Entries supplied:
(begin)

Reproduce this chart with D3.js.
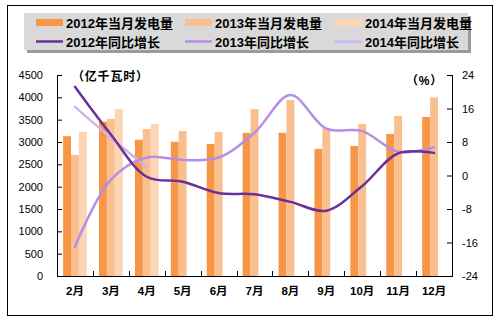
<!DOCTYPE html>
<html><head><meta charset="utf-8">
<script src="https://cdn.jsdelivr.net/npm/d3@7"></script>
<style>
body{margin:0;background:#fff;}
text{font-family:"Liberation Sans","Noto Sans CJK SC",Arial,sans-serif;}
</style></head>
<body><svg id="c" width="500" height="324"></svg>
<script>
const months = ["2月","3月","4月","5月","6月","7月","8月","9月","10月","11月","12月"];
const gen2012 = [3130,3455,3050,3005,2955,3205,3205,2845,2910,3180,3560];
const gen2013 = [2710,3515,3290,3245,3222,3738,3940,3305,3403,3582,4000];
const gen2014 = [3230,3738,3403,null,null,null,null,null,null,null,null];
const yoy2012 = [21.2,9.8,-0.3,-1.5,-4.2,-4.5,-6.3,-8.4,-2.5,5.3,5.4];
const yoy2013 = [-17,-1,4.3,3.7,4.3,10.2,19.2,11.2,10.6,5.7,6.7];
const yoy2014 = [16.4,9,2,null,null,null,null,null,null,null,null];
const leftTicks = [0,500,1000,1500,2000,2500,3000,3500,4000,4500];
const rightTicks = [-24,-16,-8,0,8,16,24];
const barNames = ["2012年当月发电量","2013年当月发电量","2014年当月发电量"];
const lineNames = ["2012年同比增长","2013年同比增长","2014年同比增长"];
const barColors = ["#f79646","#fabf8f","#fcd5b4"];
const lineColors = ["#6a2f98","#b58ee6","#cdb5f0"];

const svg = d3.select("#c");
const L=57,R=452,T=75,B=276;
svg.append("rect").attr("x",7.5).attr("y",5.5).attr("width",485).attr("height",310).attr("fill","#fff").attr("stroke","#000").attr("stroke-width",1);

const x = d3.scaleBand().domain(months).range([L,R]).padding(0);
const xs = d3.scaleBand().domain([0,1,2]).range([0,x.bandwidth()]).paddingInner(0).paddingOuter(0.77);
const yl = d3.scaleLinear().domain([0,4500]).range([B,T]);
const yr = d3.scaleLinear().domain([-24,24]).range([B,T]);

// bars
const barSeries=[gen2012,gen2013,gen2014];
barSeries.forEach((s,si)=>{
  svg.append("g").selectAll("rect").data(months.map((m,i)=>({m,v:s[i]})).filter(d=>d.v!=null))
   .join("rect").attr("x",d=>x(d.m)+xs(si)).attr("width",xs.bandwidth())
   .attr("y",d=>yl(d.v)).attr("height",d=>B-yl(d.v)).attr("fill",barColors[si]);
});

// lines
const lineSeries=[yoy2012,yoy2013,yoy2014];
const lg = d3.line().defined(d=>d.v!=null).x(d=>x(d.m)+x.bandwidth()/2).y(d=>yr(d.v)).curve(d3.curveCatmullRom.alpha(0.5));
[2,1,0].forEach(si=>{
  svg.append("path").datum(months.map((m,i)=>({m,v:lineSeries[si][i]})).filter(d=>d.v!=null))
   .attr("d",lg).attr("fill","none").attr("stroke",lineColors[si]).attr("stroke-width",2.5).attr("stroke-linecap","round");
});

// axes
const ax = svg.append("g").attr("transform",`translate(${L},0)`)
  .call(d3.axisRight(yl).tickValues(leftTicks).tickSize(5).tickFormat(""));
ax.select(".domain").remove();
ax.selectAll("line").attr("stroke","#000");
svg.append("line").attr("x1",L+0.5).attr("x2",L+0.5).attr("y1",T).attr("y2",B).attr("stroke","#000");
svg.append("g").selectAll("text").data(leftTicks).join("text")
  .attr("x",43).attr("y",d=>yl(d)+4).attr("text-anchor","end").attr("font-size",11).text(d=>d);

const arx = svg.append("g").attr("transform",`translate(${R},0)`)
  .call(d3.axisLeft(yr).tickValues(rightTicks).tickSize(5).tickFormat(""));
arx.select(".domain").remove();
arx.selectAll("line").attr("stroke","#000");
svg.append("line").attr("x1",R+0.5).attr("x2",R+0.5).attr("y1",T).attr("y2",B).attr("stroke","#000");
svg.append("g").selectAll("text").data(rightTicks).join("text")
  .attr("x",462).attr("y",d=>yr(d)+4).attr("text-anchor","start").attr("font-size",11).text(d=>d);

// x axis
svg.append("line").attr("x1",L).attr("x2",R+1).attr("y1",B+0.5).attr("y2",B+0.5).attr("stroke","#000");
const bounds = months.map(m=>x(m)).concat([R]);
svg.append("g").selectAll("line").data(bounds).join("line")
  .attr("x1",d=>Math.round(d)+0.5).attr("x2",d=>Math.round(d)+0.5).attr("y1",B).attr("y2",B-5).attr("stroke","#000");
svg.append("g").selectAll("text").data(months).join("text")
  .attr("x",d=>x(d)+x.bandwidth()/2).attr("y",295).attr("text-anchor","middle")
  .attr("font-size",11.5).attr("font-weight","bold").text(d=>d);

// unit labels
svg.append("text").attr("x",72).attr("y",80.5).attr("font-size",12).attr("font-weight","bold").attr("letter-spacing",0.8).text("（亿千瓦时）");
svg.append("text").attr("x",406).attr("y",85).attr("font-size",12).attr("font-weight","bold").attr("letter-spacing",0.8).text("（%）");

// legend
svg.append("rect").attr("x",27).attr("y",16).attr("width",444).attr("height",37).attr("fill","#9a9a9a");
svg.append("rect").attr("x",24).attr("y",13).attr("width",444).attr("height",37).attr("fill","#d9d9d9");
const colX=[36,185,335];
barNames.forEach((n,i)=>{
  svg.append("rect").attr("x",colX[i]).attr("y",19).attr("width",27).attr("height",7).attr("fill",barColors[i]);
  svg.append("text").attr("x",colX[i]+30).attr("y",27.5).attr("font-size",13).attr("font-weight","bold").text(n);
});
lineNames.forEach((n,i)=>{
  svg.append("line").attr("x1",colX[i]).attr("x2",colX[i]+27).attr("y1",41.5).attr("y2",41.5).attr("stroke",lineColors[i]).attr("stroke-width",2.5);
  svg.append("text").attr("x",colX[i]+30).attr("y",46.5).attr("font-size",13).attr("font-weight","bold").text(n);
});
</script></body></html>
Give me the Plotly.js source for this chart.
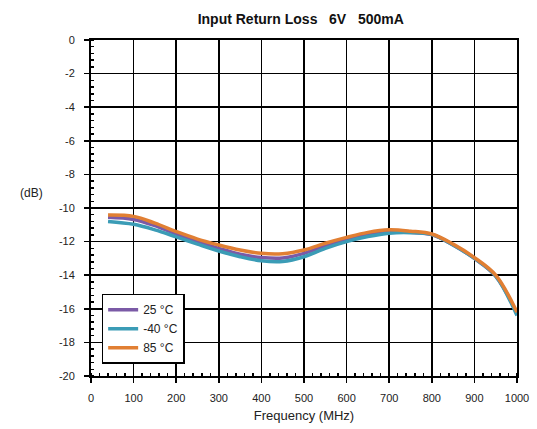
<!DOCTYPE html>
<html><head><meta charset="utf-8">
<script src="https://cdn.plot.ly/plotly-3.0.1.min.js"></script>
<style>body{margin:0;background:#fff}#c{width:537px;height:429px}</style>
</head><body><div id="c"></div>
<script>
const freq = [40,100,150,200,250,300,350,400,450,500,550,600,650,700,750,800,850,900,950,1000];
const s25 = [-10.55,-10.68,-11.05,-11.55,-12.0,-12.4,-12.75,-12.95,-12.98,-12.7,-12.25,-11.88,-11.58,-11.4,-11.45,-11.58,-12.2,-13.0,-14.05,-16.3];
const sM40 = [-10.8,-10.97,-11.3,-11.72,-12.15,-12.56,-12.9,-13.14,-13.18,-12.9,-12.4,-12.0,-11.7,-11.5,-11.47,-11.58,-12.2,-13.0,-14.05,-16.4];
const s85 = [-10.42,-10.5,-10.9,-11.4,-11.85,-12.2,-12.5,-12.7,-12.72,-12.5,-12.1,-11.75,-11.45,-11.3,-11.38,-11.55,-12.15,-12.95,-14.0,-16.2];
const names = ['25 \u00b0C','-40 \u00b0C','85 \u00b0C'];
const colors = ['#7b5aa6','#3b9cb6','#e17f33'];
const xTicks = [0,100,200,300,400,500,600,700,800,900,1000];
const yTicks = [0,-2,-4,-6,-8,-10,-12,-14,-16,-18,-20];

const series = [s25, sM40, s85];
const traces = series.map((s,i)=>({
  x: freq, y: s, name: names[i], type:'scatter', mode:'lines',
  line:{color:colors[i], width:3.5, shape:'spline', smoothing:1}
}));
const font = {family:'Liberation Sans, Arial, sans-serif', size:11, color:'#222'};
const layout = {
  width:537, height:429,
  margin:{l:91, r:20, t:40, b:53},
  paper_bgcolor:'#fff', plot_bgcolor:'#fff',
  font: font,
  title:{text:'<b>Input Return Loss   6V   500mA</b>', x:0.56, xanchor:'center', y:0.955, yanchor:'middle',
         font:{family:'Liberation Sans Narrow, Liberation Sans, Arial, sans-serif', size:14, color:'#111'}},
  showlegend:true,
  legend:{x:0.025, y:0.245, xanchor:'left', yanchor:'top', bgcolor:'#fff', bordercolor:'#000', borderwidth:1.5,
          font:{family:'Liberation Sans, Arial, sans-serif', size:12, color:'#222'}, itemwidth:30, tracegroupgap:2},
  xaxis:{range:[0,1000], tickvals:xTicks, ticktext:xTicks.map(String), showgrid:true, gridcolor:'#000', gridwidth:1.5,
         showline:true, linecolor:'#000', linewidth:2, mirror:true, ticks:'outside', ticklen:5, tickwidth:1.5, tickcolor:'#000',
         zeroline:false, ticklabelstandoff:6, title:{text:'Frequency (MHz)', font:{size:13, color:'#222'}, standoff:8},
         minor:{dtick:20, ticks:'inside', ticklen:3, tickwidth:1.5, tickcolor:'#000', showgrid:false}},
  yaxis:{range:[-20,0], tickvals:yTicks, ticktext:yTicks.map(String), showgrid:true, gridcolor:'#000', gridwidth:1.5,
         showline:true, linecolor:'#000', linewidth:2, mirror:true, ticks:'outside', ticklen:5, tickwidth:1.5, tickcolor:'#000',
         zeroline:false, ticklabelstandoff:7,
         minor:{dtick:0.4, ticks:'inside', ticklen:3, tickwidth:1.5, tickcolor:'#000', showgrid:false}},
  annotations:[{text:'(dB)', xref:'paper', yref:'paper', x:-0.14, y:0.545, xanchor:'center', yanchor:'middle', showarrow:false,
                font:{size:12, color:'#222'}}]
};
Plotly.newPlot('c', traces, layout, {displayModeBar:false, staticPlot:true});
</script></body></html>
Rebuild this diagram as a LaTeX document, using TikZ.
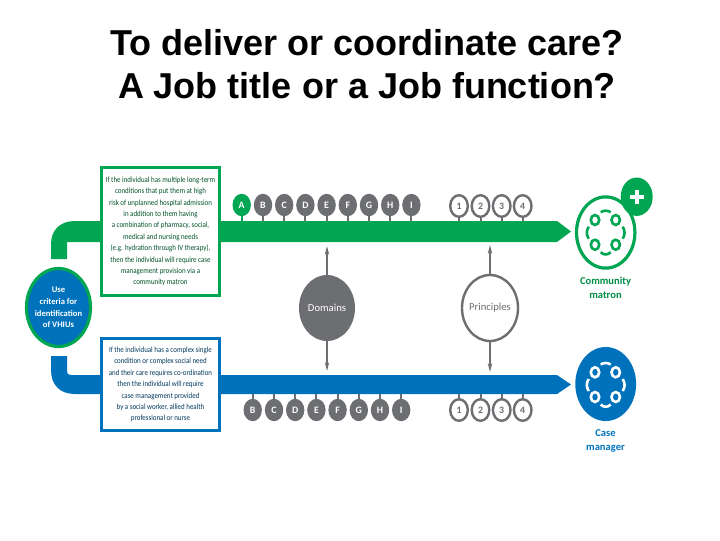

(end)

Where a line above contains the string "this", copy that line.

Final result:
Reproduce this chart with D3.js.
Give me the Plotly.js source for this chart.
Rebuild this diagram as a LaTeX document, using TikZ.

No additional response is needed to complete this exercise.